# Disney names Hawaii Resort VP



## jmatias (Jun 17, 2008)

Just read this on Pacific Business News site:


Walt Disney Parks and Resorts has brought in a 20-year veteran to serve as vice president of the club and resort to be built in Hawaii.

Djuan Rivers has been named vice president of Disney Vacation Club and Resort, Hawaii.

Rivers, who has relocated to Hawaii, will work with the community and business and government leaders as the 21-acre oceanfront property is built at Ko Olina Resort.

Rivers has helped open nine resorts in Florida and Paris.
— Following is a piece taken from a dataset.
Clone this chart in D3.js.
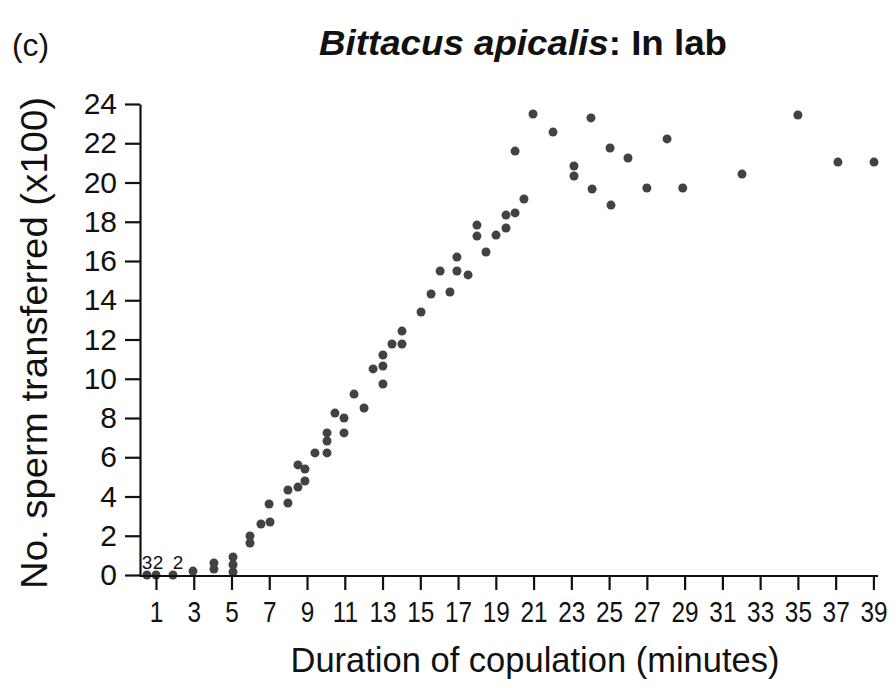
<!DOCTYPE html>
<html lang="en">

<head>
    <meta charset="UTF-8">
    <title>Bittacus apicalis: In lab</title>
    <script src="https://d3js.org/d3.v7.min.js"></script>
    <style>
        body {
            margin: 0;
            background: #fff;
        }

        svg {
            display: block;
            font-family: "Liberation Sans", Arial, Helvetica, sans-serif;
        }

        .axis path,
        .axis line {
            stroke: #111;
            stroke-width: 2.2px;
        }

        .axis text {
            fill: #111;
        }

        .dot {
            fill: #424242;
        }
    </style>
</head>

<body>
    <svg width="896" height="688"></svg>

    <script>
        // Duration (minutes) and sperm transferred (x100)
        const duration = [
            0.52, 1.0, 1.9, 2.96, 4.07, 4.07, 5.08, 5.08, 5.08, 5.98,
            5.98, 6.56, 7.04, 6.99, 7.99, 7.99, 8.52, 8.52, 8.89, 8.89,
            9.42, 10.06, 10.06, 10.06, 10.48, 10.96, 10.96, 11.49, 12.02, 12.5,
            13.02, 13.02, 13.02, 13.5, 14.03, 14.03, 15.04, 15.57, 16.05, 16.57,
            16.94, 16.94, 17.53, 18.48, 18.0, 18.0, 19.01, 19.54, 19.54, 20.02,
            20.49, 20.02, 20.97, 22.03, 23.14, 23.14, 24.04, 24.1, 25.05, 25.1,
            26.0, 27.0, 28.07, 28.9, 32.04, 35.0, 37.12, 39.03
        ];
        const sperm = [
            0, 0, 0, 0.2, 0.3, 0.61, 0.15, 0.52, 0.92, 1.63,
            1.99, 2.6, 2.7, 3.62, 3.67, 4.33, 4.48, 5.61, 5.4, 4.79,
            6.22, 6.22, 6.83, 7.24, 8.25, 8.0, 7.24, 9.22, 8.51, 10.5,
            10.65, 11.21, 9.73, 11.77, 11.77, 12.43, 13.4, 14.32, 15.49, 14.42,
            15.49, 16.2, 15.29, 16.46, 17.27, 17.83, 17.32, 17.68, 18.34, 18.45,
            19.16, 21.6, 23.49, 22.57, 20.84, 20.33, 23.29, 19.67, 21.76, 18.85,
            21.25, 19.72, 22.22, 19.72, 20.43, 23.44, 21.04, 21.04
        ];

        // number of overlapping zero points at the start
        const stackedAt = [0.52, 1.0, 1.9];
        const stackedCount = ["3", "2", "2"];

        const xTicks = d3.range(1, 40, 2);
        const yTicks = d3.range(0, 25, 2);

        const svg = d3.select("svg");

        const x = d3.scaleLinear().domain([0, 40]).range([137.1, 892.3]);
        const y = d3.scaleLinear().domain([0, 24]).range([575, 104]);
        const axisX = 140;

        // points
        svg.selectAll(".dot")
            .data(duration.map((d, i) => [d, sperm[i]]))
            .enter().append("circle")
            .attr("class", "dot")
            .attr("cx", d => x(d[0]))
            .attr("cy", d => y(d[1]))
            .attr("r", 4.5);

        svg.selectAll(".count")
            .data(stackedAt)
            .enter().append("text")
            .attr("class", "count")
            .attr("x", (d, i) => x(d) + (i === 2 ? 5 : i === 1 ? 2 : 0))
            .attr("y", y(0) - 6)
            .attr("text-anchor", "middle")
            .attr("font-size", 19)
            .attr("fill", "#111")
            .text((d, i) => stackedCount[i]);

        // x axis
        const gx = svg.append("g")
            .attr("class", "axis")
            .attr("transform", `translate(0,${y(0) + 1})`)
            .call(d3.axisBottom(x).tickValues(xTicks).tickSize(14).tickPadding(11).tickSizeOuter(0));
        gx.select(".domain").remove();
        gx.append("line")
            .attr("x1", axisX)
            .attr("x2", x(39.25))
            .attr("stroke", "#111");
        gx.selectAll(".tick text")
            .attr("font-size", 29)
            .attr("font-family", null)
            .attr("transform", "scale(0.84,1)");

        // y axis
        const gy = svg.append("g")
            .attr("class", "axis")
            .attr("transform", `translate(${axisX},0)`)
            .call(d3.axisLeft(y).tickValues(yTicks).tickSize(15).tickPadding(8).tickSizeOuter(0));
        gy.selectAll(".tick text")
            .attr("font-size", 30)
            .attr("font-family", null);

        // labels
        svg.append("text")
            .attr("x", 535)
            .attr("y", 672)
            .attr("text-anchor", "middle")
            .attr("font-size", 34.5)
            .attr("fill", "#111")
            .text("Duration of copulation (minutes)");

        svg.append("text")
            .attr("transform", "translate(47,343) rotate(-90)")
            .attr("text-anchor", "middle")
            .attr("font-size", 36)
            .attr("fill", "#111")
            .attr("textLength", 492)
            .attr("lengthAdjust", "spacingAndGlyphs")
            .text("No. sperm transferred (x100)");

        svg.append("text")
            .attr("x", 12)
            .attr("y", 56)
            .attr("font-size", 32)
            .attr("fill", "#111")
            .attr("textLength", 37)
            .attr("lengthAdjust", "spacingAndGlyphs")
            .text("(c)");

        const title = svg.append("text")
            .attr("x", 319)
            .attr("y", 55)
            .attr("font-size", 35)
            .attr("font-weight", "bold")
            .attr("fill", "#111")
            .attr("textLength", 408)
            .attr("lengthAdjust", "spacingAndGlyphs");
        title.append("tspan")
            .attr("font-style", "italic")
            .text("Bittacus apicalis");
        title.append("tspan")
            .text(": In lab");
    </script>
</body>

</html>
He has held various other leadership positions and most recently served as vice president of new business development for Walt Disney Parks and Resorts.


----------



## littlestar (Jun 21, 2008)

Thanks for the info.


----------



## SDKath (Jun 22, 2008)

Wow, he sounds experienced.  I hope he addresses all of the important issues (such as relationship with the community, the homeless population, the environmental impact), not just the actual building process.  

Katherine


----------



## tomandrobin (Jun 26, 2008)

SDKath said:


> Wow, he sounds experienced.  I hope he addresses all of the important issues (such as relationship with the community, the homeless population, the environmental impact), not just the actual building process.
> 
> Katherine



Its Disney, of course he will support the surrounding community.


----------



## WDWLVR (Jul 8, 2008)

I'm glad that Disney named someone with so much experience in the Disney organization to head this up.  To me that means it really is on track.


----------